Two days of drenching rains in Texas waned Sunday, allowing closed highways to reopen as the remnants of once-Category 5 Hurricane Patricia moved east and threatened to soak other states.
"There's some very intense rainfall still to come across Louisiana and Mississippi," said Danielle Banks, a meteorologist for The Weather Channel.
More than a foot of rain had fallen in the Fort Worth suburb of Burleson since Friday, while areas around Houston saw 9 inches, according to the National Weather Service. To the south, Austin and surrounding areas picked up about 5 inches of rain, allowing firefighters to contain the last of the Hidden Pines fire, which had burned more than 4,500 acres, according to the Texas A&M Forest Service.
In Dallas, a freight train derailed on waterlogged tracks Saturday, but no one was injured. And a driver slipped into a ditch filled with water, but he survived. Paul Nelson told NBC Dallas-Fort Worth that his SUV "just wouldn't move."
"There was a lot of water," Nelson said.
In San Antonio, a man who was swept away by floodwaters while chasing his dog on Friday was found alive on Saturday, walking naked on the side of a road, NBC station WOAI reported.
The rain in Texas began to lighten Sunday morning, and the National Weather Service listed most of the state's flood warnings and watches. But the Texas Department of Transportation warned that the 35 roadways that had taken on water could remain dangerous, even as many of the roads reopened.
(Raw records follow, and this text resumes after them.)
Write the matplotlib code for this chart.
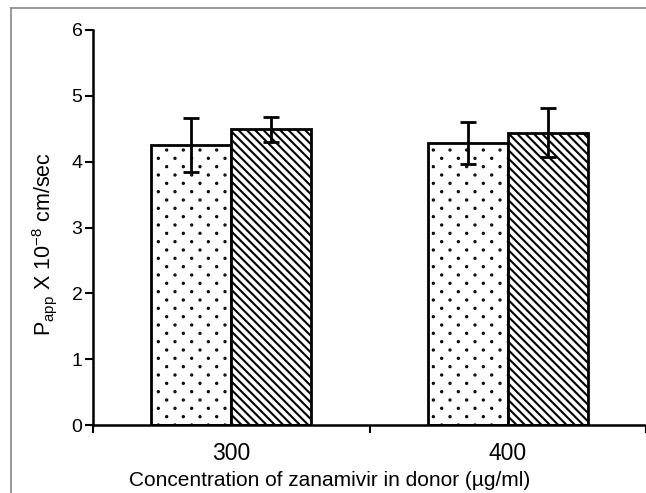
import matplotlib
matplotlib.use('Agg')
import matplotlib.pyplot as plt
import matplotlib.hatch as mhatch
from matplotlib.lines import Line2D
from matplotlib.path import Path
import numpy as np

plt.rcParams['font.family'] = ['Liberation Sans', 'DejaVu Sans']
plt.rcParams['hatch.linewidth'] = 1.5
plt.rcParams['mathtext.fontset'] = 'custom'
plt.rcParams['mathtext.rm'] = 'Liberation Sans'


# sparser, smaller dot pattern for '.' (rows twice as close as columns)
class SparseDots(mhatch.HatchPatternBase):
    def __init__(self, hatch, density):
        self.n = hatch.count('.') * density
        circ = Path.unit_circle()
        self.shape_vertices = circ.vertices
        self.shape_codes = circ.codes
        n = self.n
        if n == 0:
            self.num_shapes = 0
            self.num_vertices = 0
        else:
            self.num_shapes = (n + 1) * (n + 1) + n * n
            self.num_vertices = self.num_shapes * len(self.shape_vertices)

    def set_vertices_and_codes(self, vertices, codes):
        n = self.n
        step = 1.0 / n
        verts = self.shape_vertices * 0.006
        vparts, cparts = [], []
        for row in range(2 * n + 1):
            if row % 2 == 0:
                cols = np.linspace(0, 1, n + 1)
            else:
                cols = np.linspace(step / 2, 1 - step / 2, n)
            for c in cols:
                vparts.append(verts + [c, row * step / 2])
                cparts.append(self.shape_codes)
        np.concatenate(vparts, out=vertices)
        np.concatenate(cparts, out=codes)


mhatch._hatch_types = [SparseDots if t is mhatch.SmallFilledCircles else t
                       for t in mhatch._hatch_types]

categories = ['300', '400']
dotted_vals = [4.26, 4.29]
dotted_err = [0.41, 0.32]
hatched_vals = [4.49, 4.44]
hatched_err = [0.19, 0.37]

fig = plt.figure(figsize=(6.46, 4.93), dpi=100)
ax = fig.add_axes([93/646, 1-425/493, 1-93/646, (425-30)/493])

centers = np.arange(len(categories)) + 0.5
w = 0.29
ax.bar(centers - w/2, dotted_vals, w, color='white', edgecolor='black', lw=2,
       hatch='.', yerr=dotted_err, capsize=5.5,
       error_kw=dict(elinewidth=2, capthick=2, ecolor='black'))
ax.bar(centers + w/2, hatched_vals, w, color='white', edgecolor='black', lw=2,
       hatch='\\\\\\\\', yerr=hatched_err, capsize=5.5,
       error_kw=dict(elinewidth=2, capthick=2, ecolor='black'))

ax.set_xlim(0, 2)
ax.set_ylim(0, 6)
ax.set_yticks(range(7))
ax.set_xticks([0, 1, 2])
ax.set_xticklabels([])
ax.set_xticks(centers, minor=True)
ax.set_xticklabels(categories, minor=True)
ax.tick_params(axis='x', which='minor', length=0, pad=12, labelsize=16.5)
ax.tick_params(axis='x', which='major', length=5.5, width=1.5)
ax.tick_params(axis='y', length=5.5, width=1.5, labelsize=14, pad=2)
for s in ['top', 'right']:
    ax.spines[s].set_visible(False)
for s in ['left', 'bottom']:
    ax.spines[s].set_linewidth(1.8)

fig.text(330/646, 1-480/493, 'Concentration of zanamivir in donor (\u00b5g/ml)',
         ha='center', va='center', fontsize=15)
fig.text(45/646, 1-244/493,
         r'P$_{\mathregular{app}}$ X 10$^{\mathregular{-8}}$ cm/sec',
         ha='center', va='center', rotation=90, fontsize=15.5)

# grey frame around the picture
fig.add_artist(Line2D([11/646, 11/646], [0, 1-8/493], color='#888888', lw=1.2,
                      transform=fig.transFigure))
fig.add_artist(Line2D([11/646, 1], [1-8/493, 1-8/493], color='#888888', lw=1.2,
                      transform=fig.transFigure))

fig.savefig('out.png', dpi=100)
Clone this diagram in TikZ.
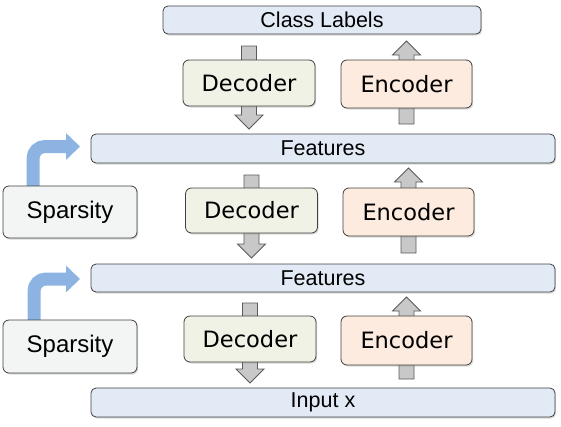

Southeastern Texas, Louisiana and parts of Mississippi were still at risk for torrential downpours Sunday and were under flash flood warnings, according to the NWS.
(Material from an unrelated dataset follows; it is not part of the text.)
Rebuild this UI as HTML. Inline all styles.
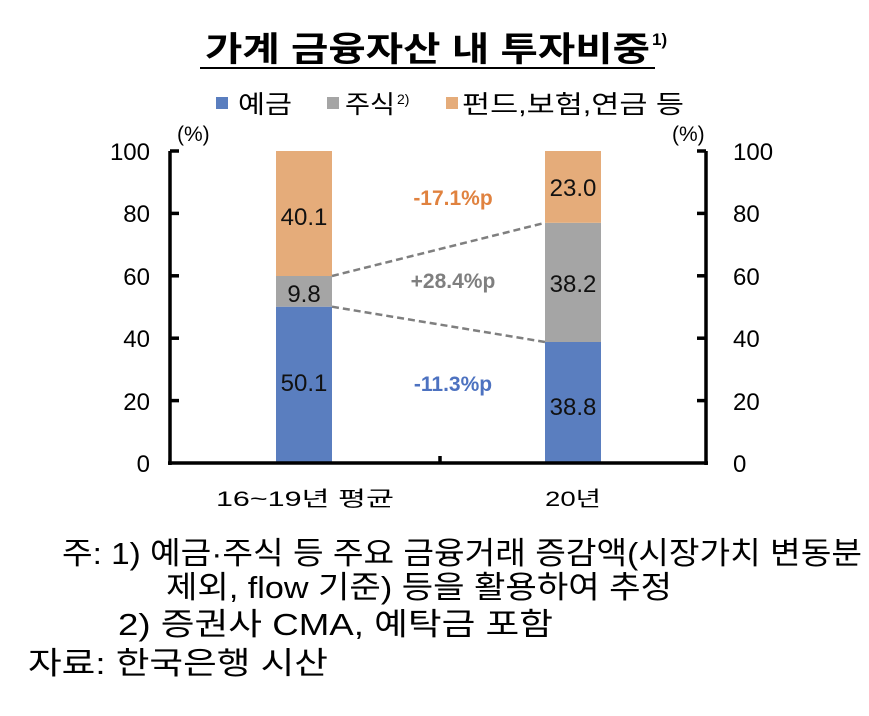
<!DOCTYPE html>
<html><head><meta charset="utf-8"><style>
html,body{margin:0;padding:0;background:#fff;}
svg{display:block;font-family:"Liberation Sans","Noto Sans CJK KR",sans-serif;}
</style></head><body>
<svg width="869" height="716" viewBox="0 0 869 716">
<text x="205" y="61" font-size="34" font-weight="bold" textLength="445" lengthAdjust="spacingAndGlyphs">가계 금융자산 내 투자비중</text>
<text x="652" y="45" font-size="17" font-weight="bold">1)</text>
<line x1="200" y1="68" x2="655" y2="68" stroke="#000" stroke-width="2"/>
<rect x="216" y="97" width="12" height="12" fill="#5a7ebf"/>
<text x="238" y="113" font-size="25" textLength="54" lengthAdjust="spacingAndGlyphs">예금</text>
<rect x="327" y="97" width="12" height="12" fill="#a5a5a5"/>
<text x="345" y="113" font-size="25" textLength="50" lengthAdjust="spacingAndGlyphs">주식</text>
<text x="397" y="104" font-size="14">2)</text>
<rect x="446" y="97" width="12" height="12" fill="#e5ac7a"/>
<text x="462" y="113" font-size="25" textLength="222" lengthAdjust="spacingAndGlyphs">펀드,보험,연금 등</text>
<text x="177" y="141" font-size="21">(%)</text>
<text x="672" y="141" font-size="21">(%)</text>
<rect x="276" y="306.7" width="56" height="156.3" fill="#5a7ebf"/>
<rect x="276" y="276" width="56" height="30.7" fill="#a5a5a5"/>
<rect x="276" y="151" width="56" height="125" fill="#e5ac7a"/>
<rect x="545" y="342" width="56" height="121" fill="#5a7ebf"/>
<rect x="545" y="222.8" width="56" height="119.2" fill="#a5a5a5"/>
<rect x="545" y="151" width="56" height="71.8" fill="#e5ac7a"/>
<g font-size="24" text-anchor="middle" fill="#111">
<text x="304" y="225">40.1</text>
<text x="304" y="302">9.8</text>
<text x="304" y="391">50.1</text>
<text x="573" y="196">23.0</text>
<text x="573" y="292">38.2</text>
<text x="573" y="415">38.8</text>
</g>
<line x1="332" y1="276" x2="545" y2="222.8" stroke="#7f7f7f" stroke-width="2.5" stroke-dasharray="7,4"/>
<line x1="332" y1="306.7" x2="545" y2="342" stroke="#7f7f7f" stroke-width="2.5" stroke-dasharray="7,4"/>
<g font-size="21" font-weight="bold" text-anchor="middle">
<text x="453" y="205" fill="#e0823f">-17.1%p</text>
<text x="453" y="288" fill="#7f7f7f">+28.4%p</text>
<text x="453" y="391" fill="#4d72c0">-11.3%p</text>
</g>
<g stroke="#000" stroke-width="3.5">
<line x1="170" y1="151" x2="170" y2="465"/>
<line x1="706" y1="151" x2="706" y2="465"/>
<line x1="168" y1="463" x2="708" y2="463"/>
<line x1="440" y1="456" x2="440" y2="463"/>
<line x1="170" y1="151" x2="179" y2="151"/><line x1="170" y1="213.4" x2="179" y2="213.4"/><line x1="170" y1="275.8" x2="179" y2="275.8"/><line x1="170" y1="338.2" x2="179" y2="338.2"/><line x1="170" y1="400.6" x2="179" y2="400.6"/>
<line x1="697" y1="151" x2="706" y2="151"/><line x1="697" y1="213.4" x2="706" y2="213.4"/><line x1="697" y1="275.8" x2="706" y2="275.8"/><line x1="697" y1="338.2" x2="706" y2="338.2"/><line x1="697" y1="400.6" x2="706" y2="400.6"/>
</g>
<g font-size="24" text-anchor="end">
<text x="150" y="160">100</text><text x="150" y="222">80</text><text x="150" y="285">60</text><text x="150" y="347">40</text><text x="150" y="410">20</text><text x="150" y="472">0</text>
</g>
<g font-size="24">
<text x="733" y="160">100</text><text x="733" y="222">80</text><text x="733" y="285">60</text><text x="733" y="347">40</text><text x="733" y="410">20</text><text x="733" y="472">0</text>
</g>
<text x="216" y="506" font-size="21" textLength="178" lengthAdjust="spacingAndGlyphs">16~19년 평균</text>
<text x="545" y="506" font-size="21" textLength="56" lengthAdjust="spacingAndGlyphs">20년</text>
<g font-size="31">
<text x="62" y="564" textLength="800" lengthAdjust="spacingAndGlyphs">주: 1) 예금·주식 등 주요 금융거래 증감액(시장가치 변동분</text>
<text x="166" y="598" textLength="506" lengthAdjust="spacingAndGlyphs">제외, flow 기준) 등을 활용하여 추정</text>
<text x="118" y="635" textLength="435" lengthAdjust="spacingAndGlyphs">2) 증권사 CMA, 예탁금 포함</text>
<text x="28" y="674" textLength="300" lengthAdjust="spacingAndGlyphs">자료: 한국은행 시산</text>
</g>
</svg>
</body></html>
"Many of these locations are going to pick up additional rain not only as we go further into the day on Sunday, but also we're focused in on problematic areas for Sunday night and also going into Monday," Banks said.
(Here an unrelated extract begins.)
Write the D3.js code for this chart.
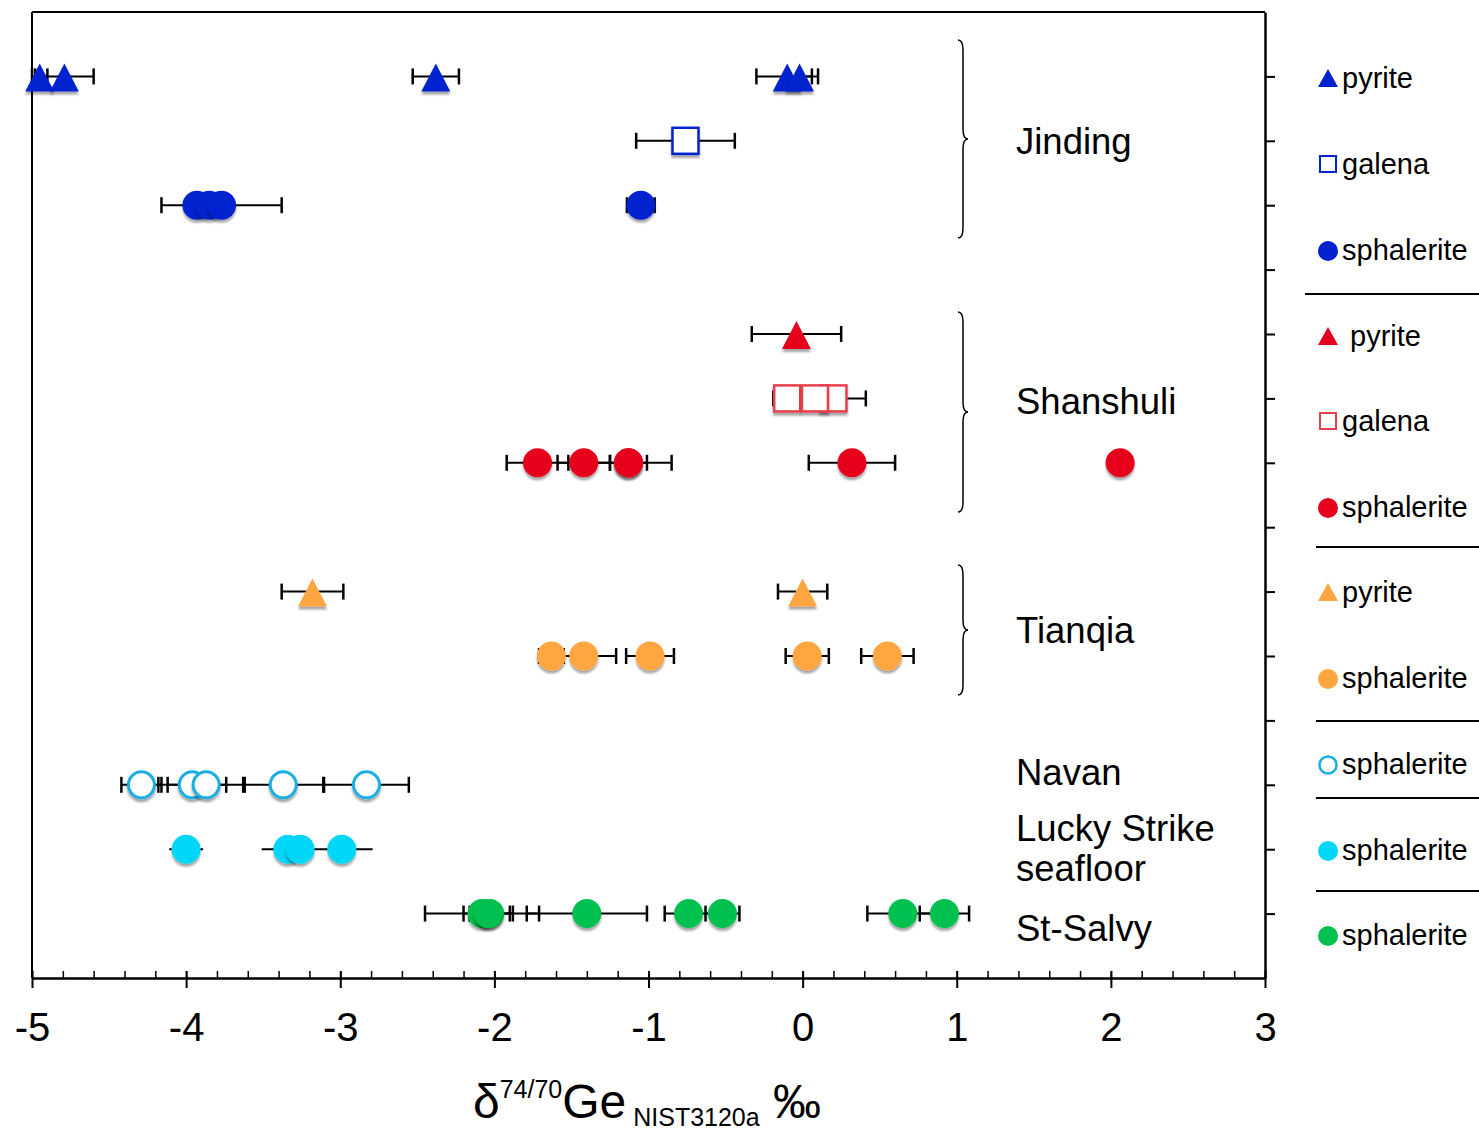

The storm could bring damaging winds and possible tornadoes to parts of southern Louisiana before moving into Alabama and the western Florida Panhandle.
The wet and wild weather was a result of a low pressure system that had combined with leftover moisture from Hurricane Patricia, which swept through southwestern Mexico, tearing out trees and toppling homes, on Friday and Saturday.
While still at sea, Patricia was deemed the strongest hurricane ever on record in the Western Hemisphere, but it decreased substantially in strength when it made landfall and didn't cause the mass destruction that was expected.
Patricia delivered 165-mph winds upon landfall Friday night, but no deaths have so far been reported.